What is the infimum of $\left\{\frac{1}{2^x},x\in\mathbb{N}\right\}$? Prove it.

Question

My attempt:

First, $0$ is a lower bound since $0>\frac{1}{2^x}\rightarrow 0>1$, which is impossible.

Assume $\exists r \in (-\infty,0)\in \mathbb{R} $ s.t. $\frac{1}{2^x}\geq r>0, \forall x \in N$

Since $r>0$ then by the archimedean property, $2^x>\frac{1}{r}$ this implies that $r>\frac{1}{2^x}$ so there is an element in the sequence that is greater than $r$ so it is impossible for it to be an infimum or lower bound.
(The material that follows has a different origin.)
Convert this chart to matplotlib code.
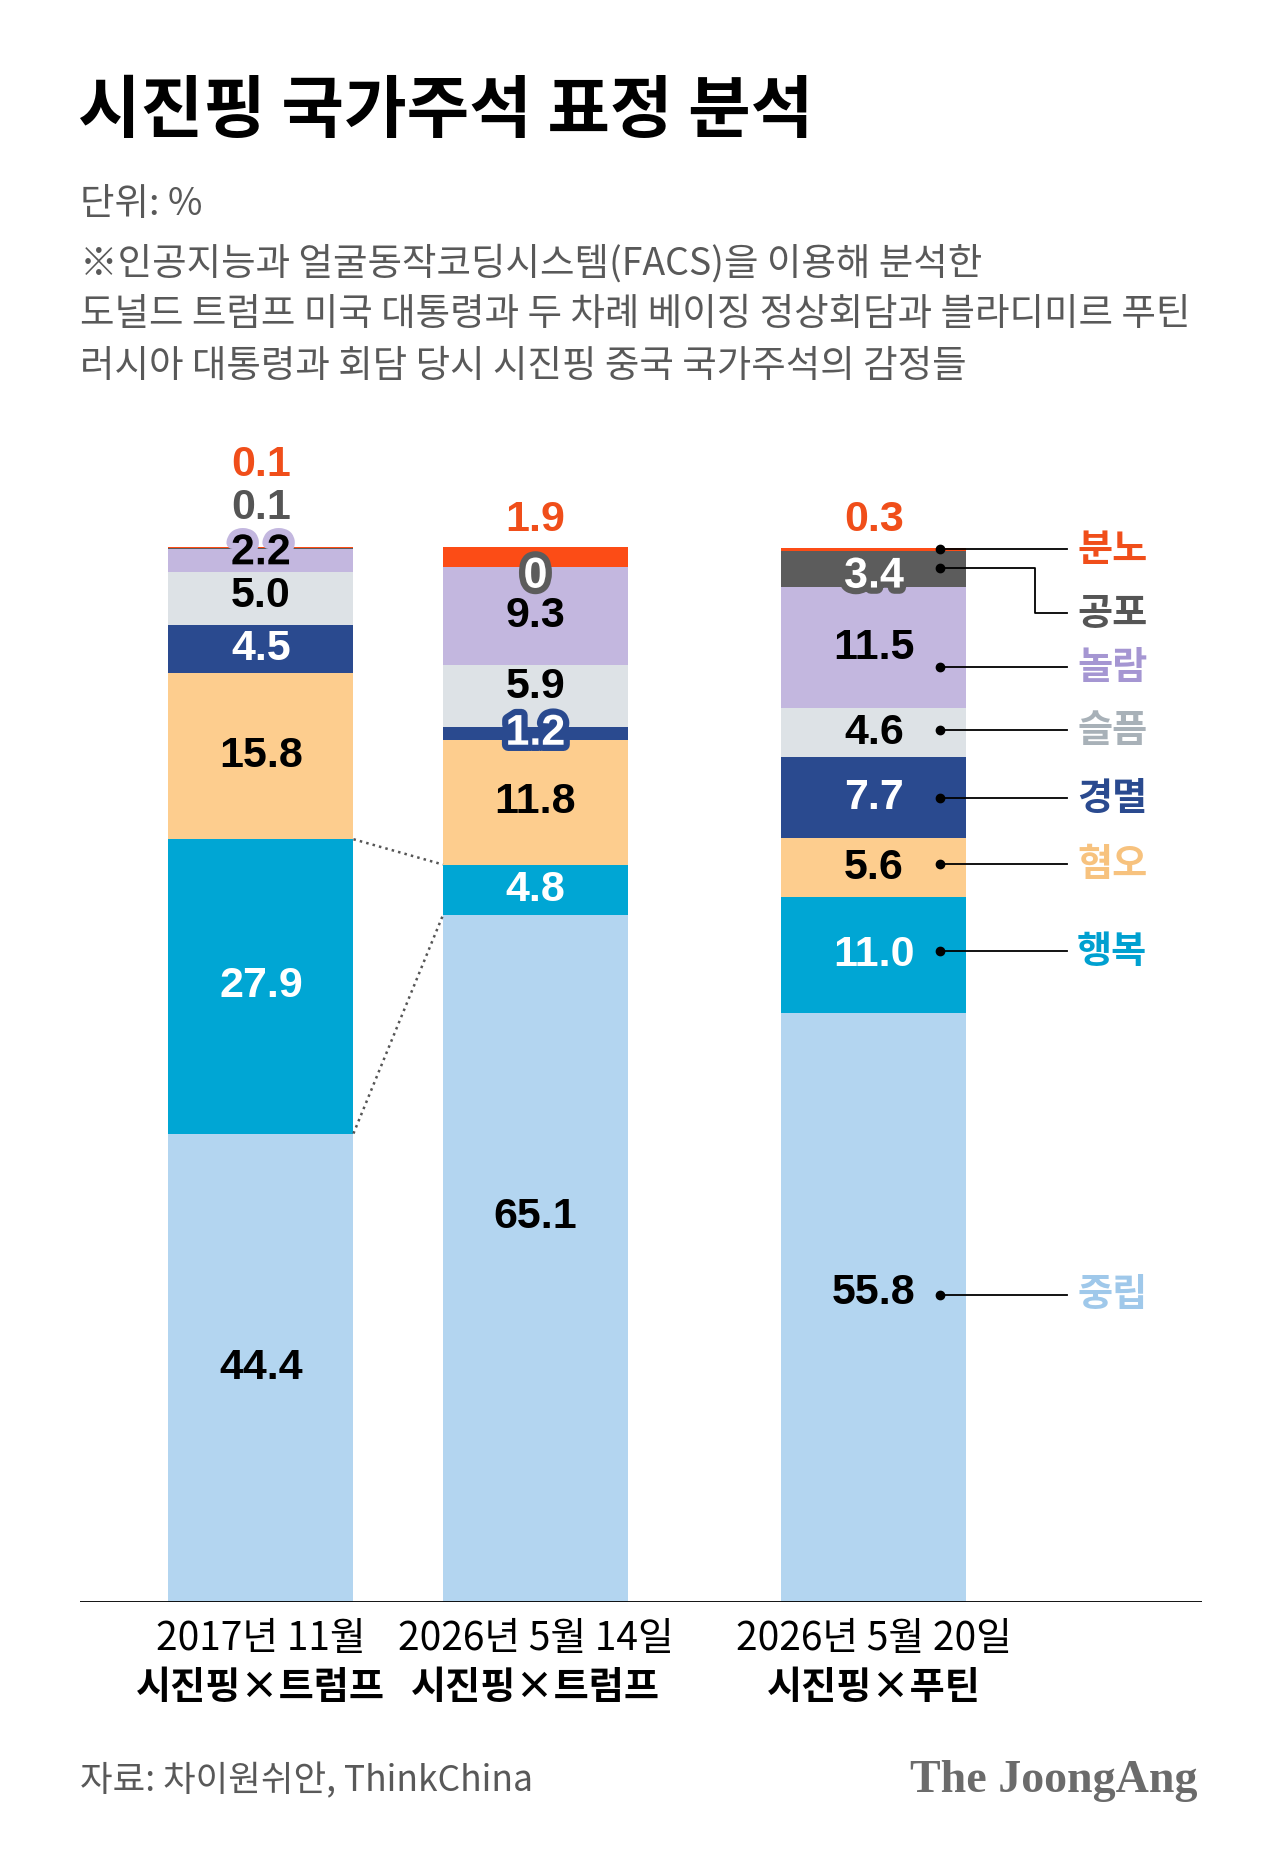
import numpy as np
import matplotlib
matplotlib.use("Agg")
import matplotlib.pyplot as plt
import matplotlib.patheffects as pe

# data (%), stacked bottom -> top
emotions = ["중립", "행복", "혐오", "경멸", "슬픔", "놀람", "공포", "분노"]
trump_2017 = [44.4, 27.9, 15.8, 4.5, 5.0, 2.2, 0.1, 0.1]
trump_2026 = [65.1, 4.8, 11.8, 1.2, 5.9, 9.3, 0.0, 1.9]
putin_2026 = [55.8, 11.0, 5.6, 7.7, 4.6, 11.5, 3.4, 0.3]
dates = ["2017년 11월", "2026년 5월 14일", "2026년 5월 20일"]
pairs = ["시진핑×트럼프", "시진핑×트럼프", "시진핑×푸틴"]

title = "시진핑 국가주석 표정 분석"
unit = "단위: %"
notes = [
    "※인공지능과 얼굴동작코딩시스템(FACS)을 이용해 분석한",
    "도널드 트럼프 미국 대통령과 두 차례 베이징 정상회담과 블라디미르 푸틴",
    "러시아 대통령과 회담 당시 시진핑 중국 국가주석의 감정들",
]
source = "자료: 차이원쉬안, ThinkChina"

# styles
seg_colors = ["#b3d5f0", "#00a6d4", "#fdcd8e", "#2a4a8f",
              "#dde2e6", "#c3b7df", "#5c5c5c", "#fc4c16"]
legend_colors = ["#9fc8ea", "#00a0d0", "#f7c27e", "#2a4a8f",
                 "#a8b1b8", "#a596d2", "#555555", "#f04e1a"]
text_colors = ["black", "white", "black", "white",
               "black", "black", "white", "#f04e1a"]

KR = ["Noto Sans CJK KR", "DejaVu Sans"]
NUM = ["Liberation Sans", "Noto Sans CJK KR"]

W, H = 1280, 1861
fig = plt.figure(figsize=(W / 100, H / 100), dpi=100)
fig.patch.set_facecolor("white")


def fx(px):
    return px / W


def fy(py):
    return 1 - py / H


# axes: y=0 at 1602px, 100% = 1055px
ax = fig.add_axes([fx(80), fy(1602), fx(1202) - fx(80), 1160.5 / H])
ax.set_xlim(-0.659, 3.428)
ax.set_ylim(0, 110)
ax.axis("off")

bar_x = [0, 1, 2.233]
bar_w = 0.674
series = [trump_2017, trump_2026, putin_2026]

# label positions that differ from the segment centre
label_y = [
    {4: 95.4, 5: 99.4, 6: 103.7, 7: 107.8},
    {0: 36.5, 4: 86.7, 6: 97.2, 7: 102.6},
    {0: 29.3, 6: 97.2, 7: 102.6},
]
halo = {
    (0, 5): ("black", "#c3b7df"),
    (0, 6): ("#555555", None),
    (1, 3): ("white", "#2a4a8f"),
    (1, 6): ("white", "#5c5c5c"),
    (2, 6): ("white", "#5c5c5c"),
}

for b, vals in enumerate(series):
    bottoms = np.concatenate([[0], np.cumsum(vals)[:-1]])
    ax.bar(bar_x[b], vals, bottom=bottoms, width=bar_w,
           color=seg_colors, linewidth=0)
    for i, v in enumerate(vals):
        y = label_y[b].get(i, bottoms[i] + v / 2)
        txt = f"{v:.1f}" if v else "0"
        col, stroke = halo.get((b, i), (text_colors[i], None))
        t = ax.text(bar_x[b], y, txt, ha="center", va="center",
                    fontsize=31, fontweight="bold", family=NUM, color=col)
        if stroke:
            t.set_path_effects([pe.withStroke(linewidth=9, foreground=stroke)])

# dotted connectors for 행복 between first two bars
c0 = np.cumsum(trump_2017)
c1 = np.cumsum(trump_2026)
x0, x1 = bar_x[0] + bar_w / 2, bar_x[1] - bar_w / 2
ax.plot([x0, x1], [c0[1], c1[1]], ls=":", color="#555555", lw=1.8)
ax.plot([x0, x1], [c0[0], c1[0]], ls=":", color="#555555", lw=1.8)

# legend on the right of the third bar
dot_x, line_end, elbow_x, text_x = 2.474, 2.936, 2.82, 2.973
dot_y = [29.1, 61.7, 69.95, 76.2, 82.65, 88.6, 98.0, 99.8]
name_y = [29.1, 61.7, 69.95, 76.2, 82.65, 88.6, 93.7, 99.8]
for i, name in enumerate(emotions):
    if dot_y[i] == name_y[i]:
        ax.plot([dot_x, line_end], [dot_y[i], dot_y[i]], color="black", lw=1.3)
    else:
        ax.plot([dot_x, elbow_x, elbow_x, line_end],
                [dot_y[i], dot_y[i], name_y[i], name_y[i]], color="black", lw=1.3)
    ax.plot(dot_x, dot_y[i], "o", color="black", ms=6)
    ax.text(text_x, name_y[i], name, ha="left", va="center", fontsize=27.5,
            family=KR, fontweight="bold", color=legend_colors[i])

ax.axhline(0, color="black", lw=1.3)

# x labels
for b in range(3):
    px = fig.transFigure.inverted().transform(ax.transData.transform((bar_x[b], 0)))[0]
    fig.text(px, fy(1639), dates[b], ha="center", va="center",
             fontsize=28, family=KR, color="black")
    fig.text(px, fy(1688), pairs[b], ha="center", va="center",
             fontsize=27.5, family=KR, fontweight="bold", color="black")

# header
fig.text(fx(78), fy(113), title, ha="left", va="center",
         fontsize=49, family=KR, fontweight="black", color="black")
fig.text(fx(80), fy(204), unit, ha="left", va="center",
         fontsize=27, family=KR, fontweight="medium", color="#595959")
for k, line in enumerate(notes):
    fig.text(fx(80), fy(264 + 51 * k), line, ha="left", va="center",
             fontsize=27, family=KR, fontweight="medium", color="#595959")

# footer
fig.text(fx(80), fy(1781), source, ha="left", va="center",
         fontsize=25.5, family=KR, fontweight="medium", color="#595959")
fig.text(fx(1197), fy(1781), "The JoongAng", ha="right", va="center",
         fontsize=33, family="Liberation Serif", fontweight="bold",
         color="#6b6b6b")

fig.savefig("out.png", dpi=100, facecolor="white")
My main concern is with my usage of the archimedean property, I know that the main property states the following: $$\forall \epsilon>0\ \exists n\in \mathbb{N}:\frac1n<\epsilon$$

however, my logic is that if $n \in \mathbb{N}$ then it will be $n\in \mathbb{R}$ is true as well since $\mathbb{N} \subset \mathbb{R}$, and since it says $\forall \epsilon$ then $\frac{1}{2^x}$ is inside that as well.

Answer 1

Let me dissect your proof in some detail, and touch on the use of the Archimedean property. First, it'd be better to start out with a clear claim of what you're about to prove:

We claim that $0$ is the infimum of the set $S=\{\frac{1}{2^n}:n\in\mathbb N\}$, meaning that it is both a lower bound and that every other lower bound $r$ satisfies $r\leq 0$.

Then you can continue to show that it's a lower bound:

Note that $0 \leq \frac{1}{2^n}$ for every $n$, so $0$ is a lower bound for the set.

I don't think you need to justify it further than that, to be honest. This is the sort of proof you'd do after you've established the basic properties of an order well enough to claim this without justification. However, if you are going to justify it, your proof that "$0 > \frac{1}{2^n}$ implies $0 > 1$ which is a absurd" is an unnecessary use of contradiction - surely you could more easily observe that $0\leq 1$ and that this implies $0 \leq \frac{1}{2^n}$ by diving by $2^n$ (which is positive), creating a direct proof.

You should format the second part of your proof explicitly by contradiction:

Suppose, for contradiction, that there is some $r\in\mathbb R$ which is a lower bound for $S$ and for which $r>0$.

This is probably what you meant to write symbolically, although what you actually wrote was "Assume $r$ is a negative number, which is a lower bound for $S$ and also positive" - which is clearly not what you meant and which will take the reader longer to figure out than if you wrote it in text.

Your idea to apply the Archimedean property is fine, but it's better to write it out more literally, not trying to extract anything about powers of $2$ yet:

Since $r>0$, we can apply the Archimedean property to find some $n\in\mathbb N$ such that $\frac{1}n < r$.

To get a power of $2$ with a similar property, we can then use the $n$ we just received to make a smart choice:

Let $m$ be any natural number such that $2^m \geq n$. Note that $\frac{1}{2^m} \leq \frac{1}n$ hence $\frac{1}{2^m} < r$.

Here we assume that the reader will agree with us that there is some such $m$ (and it's certainly possible to prove this if needed - indeed, you could simply pick $m=n$ if you felt lazy). This step is missing in your reasoning - and handwaving about how $\mathbb N$ is a subset of $\mathbb R$ is irrelevant. The critical properties are that (1) if we're interested in finding $\frac{1}n < r$, it doesn't hurt to make $n$ bigger, and (2) there is always a power of $2$ bigger than any fixed natural number.

At this point we can just conclude by noting:

Note that $\frac{1}{2^m}\in S$, hence $r$ is not a lower bound for $S$, contradicting our assumption. Therefore, to the contrary, every lower bound of $S$ is less than or equal to $0$. Thus $0$ is the infimum of $S$.